St. Petersburg Times Executive Editor and Vice President Neil Brown said he believed shorter story length is also the result of more disciplined editing. "We’re more rigorous in our editing now," he said. "We recognize that some of those stories may have been marginal, or even filler. So the 25-inch story is down to 10, 12, or 6 inches."
The Washington Post’s (circulation: 673,000) presidential election campaign coverage is an example of this trend. Summaries of campaign highlights are collected into a series of briefs and run under a distinct logo dubbed “The Trail.” The Trail also appears as a blog on the paper’s website, washingonpost.com. Related developments or themes that touched several primary campaigns were collected together and written into a single roundup rather than as a series of disconnected stories. Post executive editor Leonard Downie, Jr., said that during the campaign four years ago, most of what today is covered as briefs or in single roundups would have run as separate, medium-length stories. He described the 2008 election coverage format as a prototype for presenting other news elsewhere in the paper.

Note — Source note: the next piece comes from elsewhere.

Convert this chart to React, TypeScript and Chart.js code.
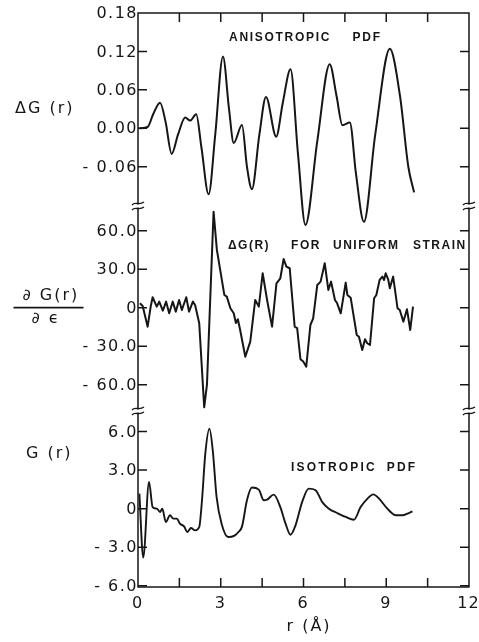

Such approaches help explain why, at a time of shrinking newshole and newsroom staffs, a large majority (75%) of editors said their story counts—the number of stories appearing in the paper—had either increased or remained the same during the past three years. As a result, today’s readers receive a similar, or even greater, breadth of coverage in their daily paper than a few years ago, however much of it comes in more of a digest form.
Editors differed in their views of what has been lost in this condensation of stories. For some, it is important background, context, additional sourcing and interesting ancillary points that have gone—losses that significantly devalue the shorter story. Others, however, dismissed the lost material as, more often than not, either arcane detail written into the story by a reporter trying to impress his sources or padding to give the story the appearance of greater importance than it actually was. Either way, the content lost in the print version of the story doesn’t always disappear completely. Instead, much of it migrates to the web as beat reporters write these minor twists and turns of a running story either into their own blog or as short, stand-alone website stories.
In interviews, editors generally seemed accepting of the trade-off. “It’s part of what’s enabled us to have new forms of political coverage that convey more information than we’ve ever had before,” Downie said. “Stories are definitely shorter—unless they need to be longer, such as profiles.”